The independents said they would press regional issues but want to avoid being seen as chasing wish lists.
When counting closed at 2.00 a.m. Sunday, the Australian Electoral Commission (AEC) announced Gillard’s Labor and the opposition coalition led by Liberal Party’s Tony Abott as winning 71 seats each. There were three independent MPs and a Green.
Independent MP Tony Windsor from New South Wales said the major issue was stability of governance. Having once held the balance of power in the New South Wales parliament, he sought to reassure the public. ‘This will be a good parliament – people shouldn’t be afraid of it,’ he said.
Rob Oakeshott, also from New South Wales, said he would look at the best outcome for his electorate and the country, while Bob Katter, from Queensland, said: ‘There is no way that I’m going to give the gong to either side unless I’ve got an undertaking that we have the right to survive in rural Australia’.
‘I think there’s a lot of sense in these early days as the dust settles, that we do stand shoulder to shoulder to try and drive some stability outcomes for the next three-year term,’ Oakeshott was quoted as saying by ABC.
Windsor said that in negotiations ‘we’ll all be independent of each other in a sense but there may be an easier way of handling it if we speak together’.
Meanwhile, tension flared between the independents and the opposition coalition, with Katter accusing a senior Senate Nationals leader of ‘an act of incredible stupidity’ in having ‘a cheap shot’ at Windsor during Saturday’s election telecast.
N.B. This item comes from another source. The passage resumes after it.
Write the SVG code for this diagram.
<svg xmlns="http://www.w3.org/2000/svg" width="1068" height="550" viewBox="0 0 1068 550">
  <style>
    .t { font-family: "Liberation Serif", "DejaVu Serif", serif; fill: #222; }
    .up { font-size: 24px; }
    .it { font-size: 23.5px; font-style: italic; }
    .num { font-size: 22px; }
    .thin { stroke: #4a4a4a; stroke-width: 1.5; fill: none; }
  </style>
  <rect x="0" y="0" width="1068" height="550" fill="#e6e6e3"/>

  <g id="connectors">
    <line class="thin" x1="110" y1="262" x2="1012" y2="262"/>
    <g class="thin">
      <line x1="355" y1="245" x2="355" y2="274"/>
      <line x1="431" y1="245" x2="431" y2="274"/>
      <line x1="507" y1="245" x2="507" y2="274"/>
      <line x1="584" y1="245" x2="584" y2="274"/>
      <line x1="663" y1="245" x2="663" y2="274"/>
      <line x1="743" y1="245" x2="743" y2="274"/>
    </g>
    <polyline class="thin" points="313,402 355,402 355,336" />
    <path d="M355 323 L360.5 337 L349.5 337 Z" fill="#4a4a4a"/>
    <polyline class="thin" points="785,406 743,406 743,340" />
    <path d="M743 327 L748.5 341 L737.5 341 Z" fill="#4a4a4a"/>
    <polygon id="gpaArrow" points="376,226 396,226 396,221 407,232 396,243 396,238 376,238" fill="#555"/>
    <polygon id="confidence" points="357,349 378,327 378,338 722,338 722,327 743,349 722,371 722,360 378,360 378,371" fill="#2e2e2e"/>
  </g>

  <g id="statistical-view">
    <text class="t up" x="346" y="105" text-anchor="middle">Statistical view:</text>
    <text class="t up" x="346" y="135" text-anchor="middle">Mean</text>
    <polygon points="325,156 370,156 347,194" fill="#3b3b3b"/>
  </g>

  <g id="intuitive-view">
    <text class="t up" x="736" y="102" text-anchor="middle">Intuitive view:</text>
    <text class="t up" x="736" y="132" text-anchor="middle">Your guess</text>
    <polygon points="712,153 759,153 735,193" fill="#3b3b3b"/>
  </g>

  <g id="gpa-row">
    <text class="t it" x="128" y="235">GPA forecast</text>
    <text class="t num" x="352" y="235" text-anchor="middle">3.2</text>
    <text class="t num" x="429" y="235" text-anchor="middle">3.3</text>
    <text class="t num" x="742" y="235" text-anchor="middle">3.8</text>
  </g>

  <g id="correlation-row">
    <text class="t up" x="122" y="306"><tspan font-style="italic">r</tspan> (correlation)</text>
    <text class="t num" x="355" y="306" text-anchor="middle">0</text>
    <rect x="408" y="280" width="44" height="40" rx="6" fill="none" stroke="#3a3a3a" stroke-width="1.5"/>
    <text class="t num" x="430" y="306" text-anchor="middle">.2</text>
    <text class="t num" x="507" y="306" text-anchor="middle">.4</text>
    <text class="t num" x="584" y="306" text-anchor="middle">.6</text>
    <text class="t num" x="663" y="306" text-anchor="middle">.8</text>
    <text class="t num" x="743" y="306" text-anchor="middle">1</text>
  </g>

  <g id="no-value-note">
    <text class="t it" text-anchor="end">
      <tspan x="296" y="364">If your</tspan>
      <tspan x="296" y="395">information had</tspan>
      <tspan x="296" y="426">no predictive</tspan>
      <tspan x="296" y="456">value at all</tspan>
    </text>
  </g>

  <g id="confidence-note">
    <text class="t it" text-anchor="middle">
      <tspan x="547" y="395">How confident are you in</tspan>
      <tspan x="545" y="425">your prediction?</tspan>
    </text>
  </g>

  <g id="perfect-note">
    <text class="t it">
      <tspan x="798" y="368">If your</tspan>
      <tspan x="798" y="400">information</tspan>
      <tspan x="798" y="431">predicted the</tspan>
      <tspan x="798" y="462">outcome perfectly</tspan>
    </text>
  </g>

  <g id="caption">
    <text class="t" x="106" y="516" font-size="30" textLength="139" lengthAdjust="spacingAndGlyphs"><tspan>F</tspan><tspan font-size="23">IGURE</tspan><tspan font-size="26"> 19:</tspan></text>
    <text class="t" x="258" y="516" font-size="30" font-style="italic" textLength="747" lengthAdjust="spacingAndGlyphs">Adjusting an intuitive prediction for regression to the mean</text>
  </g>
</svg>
But Katter said he had ‘worked with people I loathe and detest’ when that was necessary for a good outcome.
Julia Gillard, meanwhile, Sunday promised to ‘provide stable and effective government’.
She said it was conceivable that she could hold on to the government with one MP lesser than the Coalition by securing the support of the independents.
‘It’s my intention to negotiate in good faith an effective agreement to form government,’ she was quoted as saying by The Age.
The prime minister expressed confidence that her policies would appeal more strongly to the independents than Abbott’s. She also cited her record as a consensus builder and her standing as preferred prime minister in polls before the election to argue she was best placed to provide a stable government.
Both Gillard and Abbott have spoken to the independent MPs. Both said the conversations were not substantive but that they could have further talks.
Gillard also met Greens leader Bob Brown, while Abbott talked with him over phone.